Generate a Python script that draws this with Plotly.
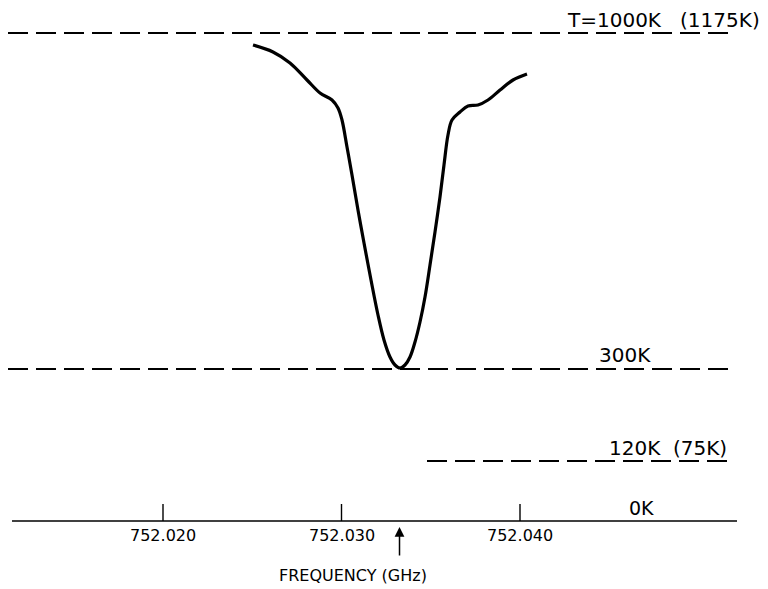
import plotly.graph_objects as go

# Frequency (GHz) and relative chart level (0 = 0 K baseline)
freq = [752.025042, 752.026162, 752.027115, 752.028067, 752.028796, 752.029468,
        752.029804, 752.030028, 752.030308, 752.030588, 752.030924, 752.031261,
        752.031653, 752.032045, 752.032381, 752.032717, 752.032997, 752.033277,
        752.033557, 752.033838, 752.034118, 752.034398, 752.034678, 752.034958,
        752.035238, 752.035518, 752.035742, 752.035966, 752.036190, 752.036639,
        752.037087, 752.037647, 752.038207, 752.038880, 752.039608, 752.040392]
level = [476, 469, 458, 441, 428, 421, 413, 401, 374, 346, 311, 278, 241, 206,
         181, 164, 156, 153, 156, 164, 179, 199, 224, 256, 289, 324, 356, 386,
         401, 409, 415, 416, 421, 431, 441, 447]

# Reference temperature levels
ref_names = ["T=1000K   (1175K)", "300K", "120K  (75K)", "0K"]
ref_levels = [488, 152, 60, 0]
ref_start = [752.011317, 752.011317, 752.034790, 752.011541]
ref_end = [752.051821, 752.051989, 752.051821, 752.052157]
label_x = [752.053557, 752.044314, 752.044874, 752.045994]
label_y = [501, 166, 73, 13]
label_size = [20, 20, 20, 19]
label_anchor = ["right", "left", "left", "left"]

tick_vals = [752.020, 752.030, 752.040]
tick_text = ["752.020", "752.030", "752.040"]
marker_freq = 752.03325
x_title = "FREQUENCY (GHz)"

FONT = "DejaVu Sans"
fig = go.Figure()

for i, lv in enumerate(ref_levels):
    fig.add_trace(go.Scatter(
        x=[ref_start[i], ref_end[i]], y=[lv, lv], mode="lines",
        line=dict(color="black", width=1.3 if lv == 0 else 1.9,
                  dash="solid" if lv == 0 else "20px,8px"),
        hoverinfo="skip", showlegend=False))
    fig.add_annotation(x=label_x[i], y=label_y[i], xref="x", yref="y",
                       text=ref_names[i], showarrow=False, xanchor=label_anchor[i],
                       yanchor="middle",
                       font=dict(family=FONT, size=label_size[i], color="black"))

# ticks
for tv, tt in zip(tick_vals, tick_text):
    fig.add_trace(go.Scatter(x=[tv, tv], y=[0, 17], mode="lines",
                             line=dict(color="black", width=1.4),
                             hoverinfo="skip", showlegend=False))
    fig.add_annotation(x=tv, y=-14, xref="x", yref="y", text=tt, showarrow=False,
                       xanchor="center", yanchor="middle",
                       font=dict(family=FONT, size=16, color="black"))

# curve
fig.add_trace(go.Scatter(x=freq, y=level, mode="lines",
                         line=dict(color="black", width=3.2, shape="spline", smoothing=1.0),
                         hoverinfo="skip", showlegend=False))

# arrow
fig.add_annotation(x=marker_freq, y=-6, xref="x", yref="y", ax=0, ay=30,
                   showarrow=True, arrowhead=2, arrowsize=1.3, arrowwidth=1.5,
                   arrowcolor="black", text="")
fig.add_annotation(x=752.026387, y=-54, xref="x", yref="y", text=x_title,
                   showarrow=False, xanchor="left", yanchor="middle",
                   font=dict(family=FONT, size=16, color="black"))

fig.update_layout(
    width=768, height=589, margin=dict(l=0, r=0, t=0, b=0),
    plot_bgcolor="white", paper_bgcolor="white",
    xaxis=dict(range=[752.010868, 752.053894], visible=False, fixedrange=True),
    yaxis=dict(range=[-68, 521], visible=False, fixedrange=True),
)
fig.write_html("out.html")
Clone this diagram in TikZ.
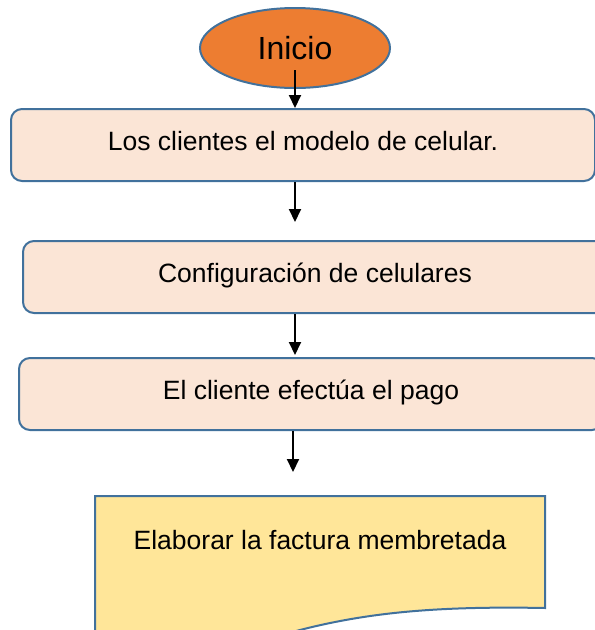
\documentclass[tikz,border=0pt]{standalone}
\usepackage{fontspec}
\setmainfont{Liberation Sans}
\usetikzlibrary{arrows.meta}
\usetikzlibrary{shapes.geometric}

\begin{document}
\begin{tikzpicture}[x=1pt, y=-1pt,
  caja/.style={draw=borde, line width=2pt, fill=piel, rounded corners=11pt, anchor=north west,
    minimum width=584pt, minimum height=72pt, text depth=9pt, font=\fontsize{26.5}{30}\selectfont},
  flecha/.style={black, line width=2pt, ->, >={Triangle[length=13pt,width=12pt]}}]
\definecolor{borde}{HTML}{41719C}
\definecolor{piel}{HTML}{FBE5D6}
\definecolor{naranja}{HTML}{ED7D31}
\definecolor{amarillo}{HTML}{FFE699}
\useasboundingbox (0,0) rectangle (595,630);
\clip (0,0) rectangle (595,630);
% inicio
\node[ellipse, draw=borde, line width=2pt, fill=naranja, minimum width=190pt, minimum height=80pt,
  font=\fontsize{32}{36}\selectfont] (inicio) at (295,48) {Inicio};
% pasos
\node[caja] (paso1) at (10,108) {Los clientes el modelo de celular.};
\node[caja] (paso2) at (22,240) {Configuración de celulares};
\node[caja] (paso3) at (18,357) {El cliente efectúa el pago};
% documento
\draw[draw=borde, line width=2pt, fill=amarillo] (95,496) -- (545,496) -- (545,608)
  .. controls (440,606) and (370,612) .. (300,630) .. controls (220,652) and (150,655) .. (95,648) -- cycle;
\node[font=\fontsize{26.5}{30}\selectfont] (factura) at (320,540) {Elaborar la factura membretada};
\coordinate (doc) at (293,496);
% flechas
\draw[flecha] ([yshift=-22pt]inicio.center) -- (paso1.north -| inicio.center);
\draw[flecha] (paso1.south -| inicio.center) -- ([yshift=18pt]paso2.north -| inicio.center);
\draw[flecha] (paso2.south -| inicio.center) -- ([yshift=2pt]paso3.north -| inicio.center);
\draw[flecha] (paso3.south -| doc) -- ([yshift=24pt]doc);
\end{tikzpicture}
\end{document}
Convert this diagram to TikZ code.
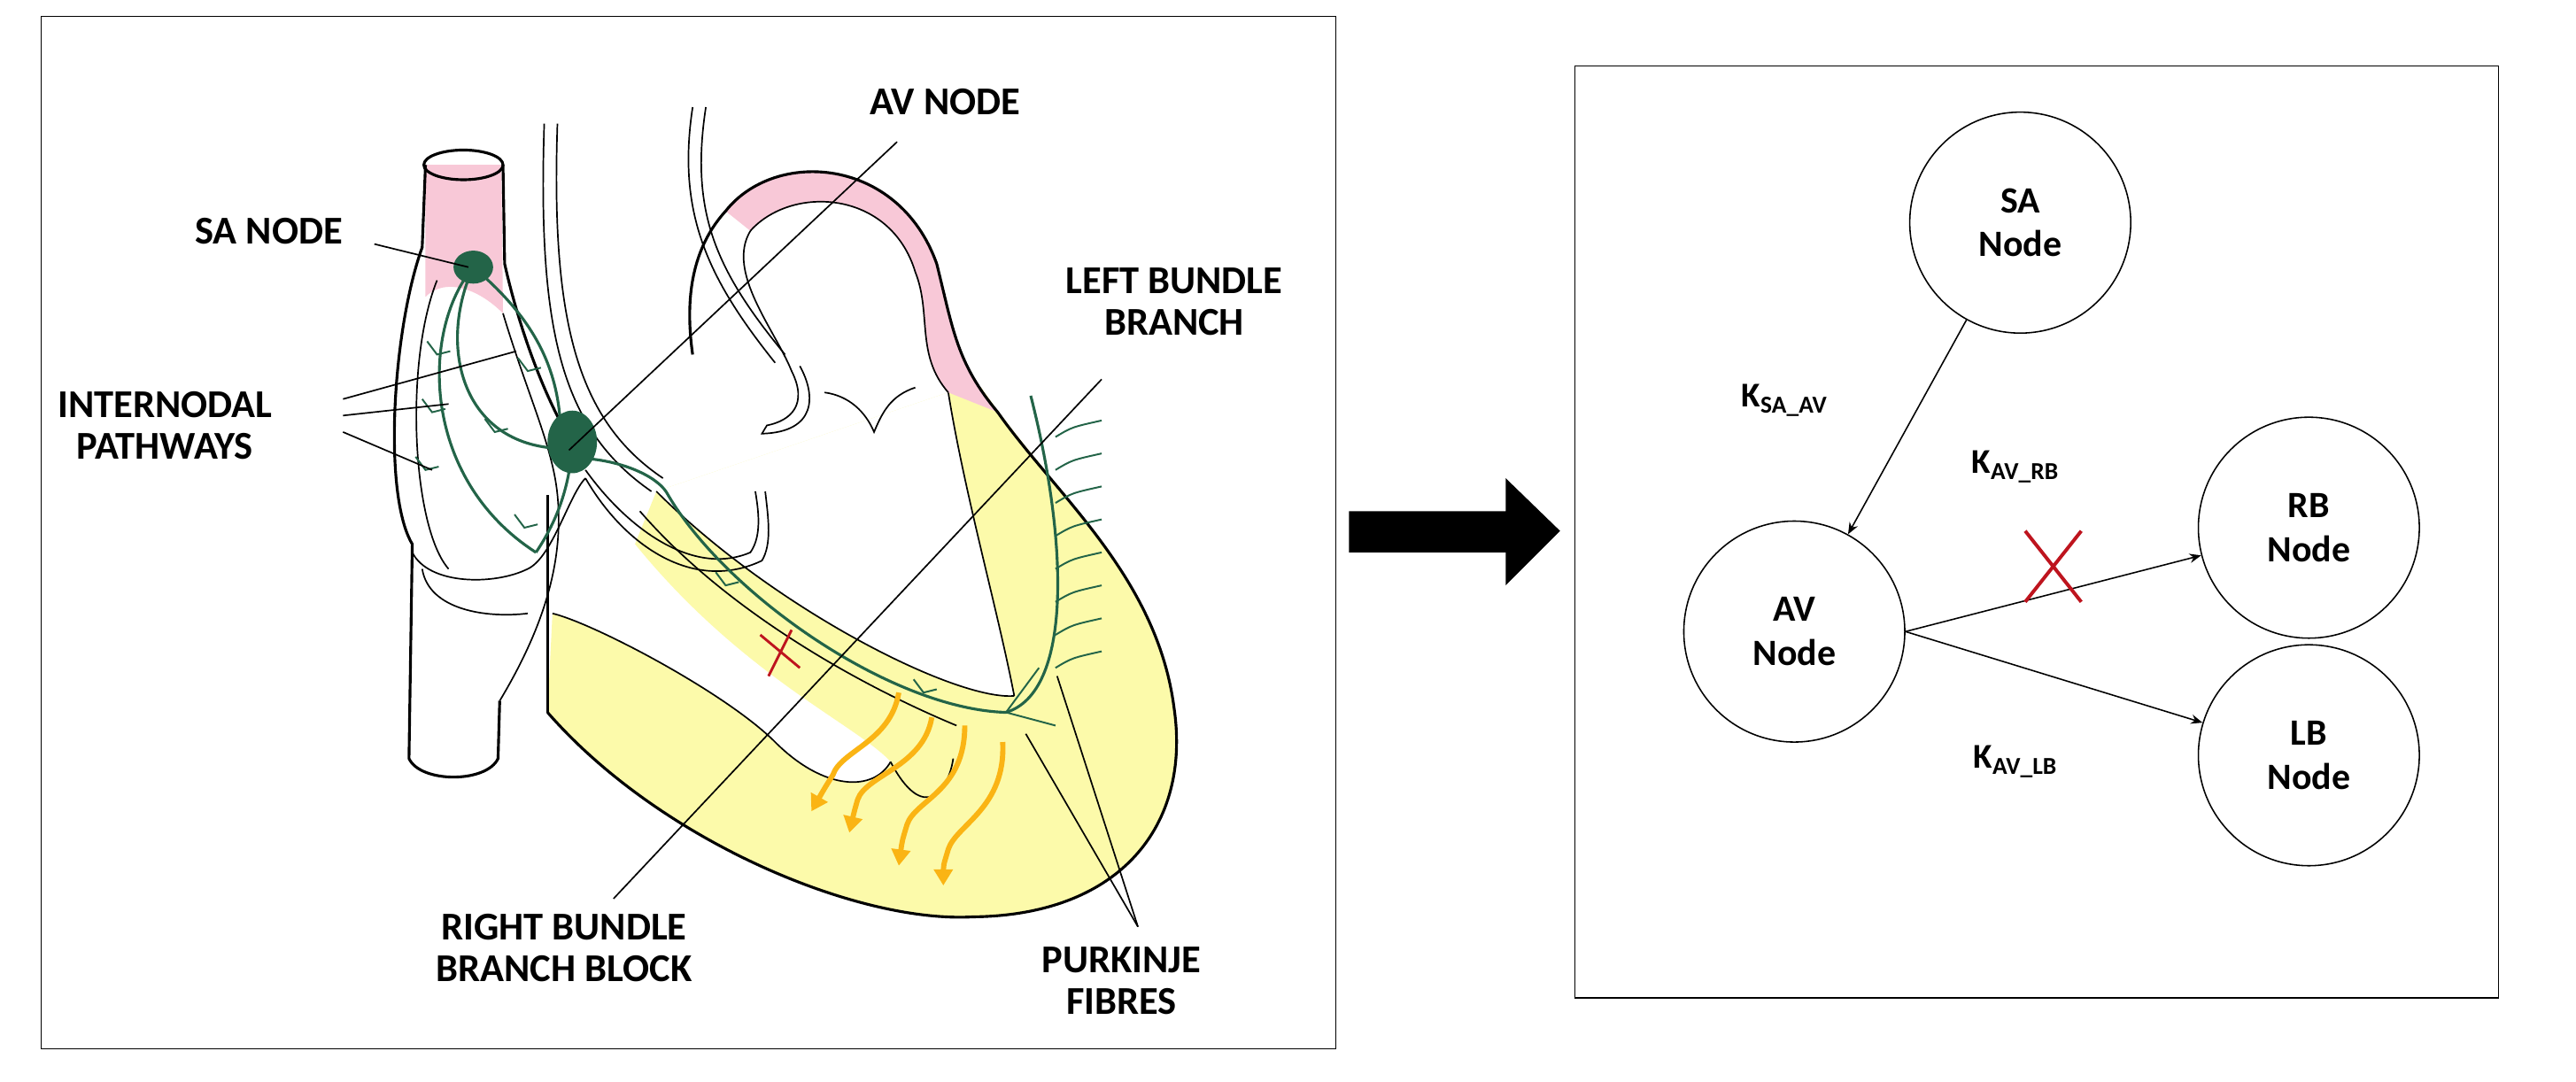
\documentclass[tikz,border=0pt]{standalone}
\usepackage{fontspec}
\setmainfont{Carlito}
\usetikzlibrary{arrows.meta}
\definecolor{grn}{RGB}{35,100,72}
\definecolor{pnk}{RGB}{248,200,215}
\definecolor{ylw}{RGB}{252,250,170}
\definecolor{org}{RGB}{250,180,20}
\definecolor{rx}{RGB}{190,20,30}
\begin{document}
\begin{tikzpicture}[x=0.05cm,y=-0.05cm,
 lab/.style={font=\fontsize{34}{40}\selectfont\bfseries,align=center,inner sep=0},
 circ/.style={circle,draw,line width=1.2pt,minimum size=6.7cm,font=\fontsize{32}{38}\selectfont\bfseries,align=center},
 klab/.style={font=\fontsize{30}{36}\selectfont\bfseries,inner sep=0},
 ol/.style={line width=2.4pt},
 thin/.style={line width=1.3pt},
 ldr/.style={line width=1.3pt},
 gp/.style={grn,line width=2.4pt},
 warr/.style={org,line width=4.5pt,-{Triangle[length=14pt,width=16pt]}}]
\useasboundingbox (0,0) rectangle (1562,656);
\fill[white] (0,0) rectangle (1562,656);
% frames
\draw[line width=1.2pt] (25,10) rectangle (810,636);
\draw[line width=1.2pt] (955,40) rectangle (1515,605);
% big arrow
\fill (818,310) -- (913,310) -- (913,290) -- (946,322) -- (913,355) -- (913,335) -- (818,335) -- cycle;

% ---------- heart ----------
\fill[ylw] (332,432) .. controls (400,510) and (520,560) .. (590,556)
  .. controls (680,555) and (722,500) .. (712,430)
  .. controls (702,350) and (640,300) .. (595,235) -- (575,238) -- (398,298)
  -- (385,330) -- (335,372) -- cycle;
\fill[white] (575,238) .. controls (585,300) and (605,370) .. (615,422)
  .. controls (580,425) and (470,370) .. (398,298) -- cycle;
\fill[white] (335,372) .. controls (360,378) and (440,420) .. (470,450)
  .. controls (500,480) and (530,480) .. (540,462)
  .. controls (520,440) and (450,410) .. (385,330) -- (345,340) -- cycle;
\draw[thin] (335,372) .. controls (360,378) and (440,420) .. (470,450)
  .. controls (500,480) and (530,480) .. (540,462);
\draw[thin] (578,460) .. controls (575,480) and (560,500) .. (540,462);
\draw[thin] (388,310) .. controls (440,370) and (520,415) .. (580,440);
\draw[thin] (398,298) .. controls (470,370) and (580,425) .. (615,422);
\draw[thin] (575,238) .. controls (585,300) and (605,370) .. (615,422);
\draw[ol] (332,432) .. controls (400,510) and (520,560) .. (590,556)
  .. controls (680,555) and (722,500) .. (712,430)
  .. controls (702,350) and (640,300) .. (605,250);
\draw[ol] (332,432) -- (332,300);
\fill[pnk] (440,128) .. controls (470,90) and (545,95) .. (568,160)
  .. controls (578,200) and (580,220) .. (605,250) -- (575,238)
  .. controls (555,215) and (565,190) .. (555,165)
  .. controls (540,115) and (480,112) .. (455,140) -- cycle;
\draw[ol] (420,215) .. controls (415,180) and (420,150) .. (440,128)
  .. controls (470,90) and (545,95) .. (568,160)
  .. controls (578,200) and (580,220) .. (605,250);
\draw[thin] (455,140) .. controls (480,112) and (540,115) .. (555,165)
  .. controls (565,190) and (555,215) .. (575,238);
\draw[thin] (455,140) .. controls (440,165) and (470,200) .. (480,225)
  .. controls (490,245) and (480,255) .. (465,258) -- (462,263)
  .. controls (495,262) and (495,240) .. (485,222);
\draw[thin] (555,235) .. controls (540,240) and (535,250) .. (530,262)
  .. controls (525,250) and (515,240) .. (500,238);
\draw[thin] (420,65) .. controls (410,130) and (430,170) .. (470,220);
\draw[thin] (428,65) .. controls (418,130) and (435,165) .. (476,215);
\draw[thin] (330,75) .. controls (326,200) and (340,260) .. (395,298);
\draw[thin] (338,75) .. controls (334,195) and (350,255) .. (402,290);
\draw[thin] (355,285) .. controls (380,320) and (420,350) .. (455,335)
  .. controls (462,325) and (460,310) .. (458,298);
\draw[thin] (355,290) .. controls (378,330) and (420,360) .. (462,340)
  .. controls (468,330) and (466,315) .. (464,298);
\fill[pnk] (258,100) -- (304,100) -- (305,190) .. controls (290,175) and (270,168) .. (258,180) -- cycle;
\draw[ol] (258,100) -- (256,150) .. controls (238,200) and (232,300) .. (250,330) -- (248,460)
  .. controls (255,475) and (295,475) .. (302,460) -- (303,425);
\draw[ol] (281,100) ellipse (24 and 9);
\draw[ol] (305,100) -- (306,160) .. controls (315,200) and (330,240) .. (345,265);
\draw[thin] (305,190) .. controls (320,240) and (335,270) .. (338,300)
  .. controls (342,340) and (330,380) .. (303,425);
\draw[thin] (265,170) .. controls (245,220) and (250,320) .. (272,345);
\draw[thin] (250,335) .. controls (260,355) and (300,355) .. (320,345)
  .. controls (335,338) and (345,300) .. (355,290);
\draw[thin] (256,345) .. controls (260,370) and (295,375) .. (320,372);
% green conduction system
\draw[gp] (287,162) .. controls (255,200) and (255,290) .. (325,335);
\draw[gp] (287,162) .. controls (265,210) and (280,270) .. (340,272);
\draw[gp] (287,162) .. controls (320,190) and (340,220) .. (340,265);
\draw[gp] (347,270) .. controls (345,300) and (335,320) .. (325,335);
\draw[gp] (355,278) .. controls (380,280) and (400,290) .. (405,300)
  .. controls (440,360) and (540,430) .. (610,432)
  .. controls (650,420) and (648,330) .. (625,240);
\fill[grn] (287,162) ellipse (12 and 10);
\fill[grn] (347,268) ellipse (15 and 19);
\foreach \x/\y in {265/215, 262/250, 258/285, 320/225, 300/262, 318/320, 440/355, 560/420}
  \draw[grn,line width=1.5pt] (\x-6,\y-8) -- (\x,\y) -- (\x+8,\y-2);
\foreach \y in {265,285,305,325,345,365,385,405}
  \draw[grn,line width=1.5pt] (640,\y) .. controls (650,\y-6) .. (668,\y-10);
\draw[grn,line width=1.5pt] (610,432) -- (630,405);
\draw[grn,line width=1.5pt] (610,432) -- (640,440);
\draw[rx,line width=2.2pt] (461,385) -- (485,405) (480,382) -- (466,410);
\draw[warr] (545,420) .. controls (540,450) and (510,455) .. (505,470) .. controls (500,478) .. (492,492);
\draw[warr] (565,435) .. controls (560,465) and (525,470) .. (520,485) .. controls (518,492) .. (515,505);
\draw[warr] (585,440) .. controls (585,480) and (555,485) .. (550,500) .. controls (547,510) .. (545,525);
\draw[warr] (608,450) .. controls (610,490) and (580,500) .. (575,515) .. controls (572,525) .. (572,537);
% labels + leaders
\node[lab] (av) at (573,62) {AV NODE};
\node[lab] (sa) at (163,140) {SA NODE};
\node[lab] (ip) at (100,258) {INTERNODAL\\[-4pt]PATHWAYS};
\node[lab] (lb) at (712,183) {LEFT BUNDLE\\[-4pt]BRANCH};
\node[lab] (rb) at (342,575) {RIGHT BUNDLE\\[-4pt]BRANCH BLOCK};
\node[lab] (pf) at (680,595) {PURKINJE\\[-4pt]FIBRES};
\coordinate (avp) at (345,273);
\coordinate (sap) at (284,162);
\draw[ldr] (544,86) -- (avp);
\draw[ldr] (227,148) -- (sap);
\draw[ldr] (208,242) -- (313,213);
\draw[ldr] (208,252) -- (272,245);
\draw[ldr] (208,262) -- (262,285);
\draw[ldr] (668,230) -- (372,545);
\draw[ldr] (690,562) -- (641,410);
\draw[ldr] (690,562) -- (622,445);

% ---------- graph ----------
\node[circ] (SA) at (1225,135) {SA\\Node};
\node[circ] (AV) at (1088,383) {AV\\Node};
\node[circ] (RB) at (1400,320) {RB\\Node};
\node[circ] (LB) at (1400,458) {LB\\Node};
\draw[line width=1.2pt,-{Stealth[length=10pt,width=8pt]}] (SA) -- (AV);
\draw[line width=1.2pt,-{Stealth[length=10pt,width=8pt]}] (AV.east) -- (RB);
\draw[line width=1.2pt,-{Stealth[length=10pt,width=8pt]}] (AV.east) -- (LB);
\node[klab] at (1082,243) {K\textsubscript{SA\_AV}};
\node[klab] at (1222,283) {K\textsubscript{AV\_RB}};
\node[klab] at (1222,462) {K\textsubscript{AV\_LB}};
\draw[rx,line width=3pt] (1228,322) -- (1262,365) (1262,322) -- (1228,365);
\end{tikzpicture}
\end{document}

Your task → Start at the first line of the records and write out everything up to and including the line containing "import plotly.graph_objects as go". No pictures.

Response →
Generate a Python script that draws this with Plotly.
import plotly.graph_objects as go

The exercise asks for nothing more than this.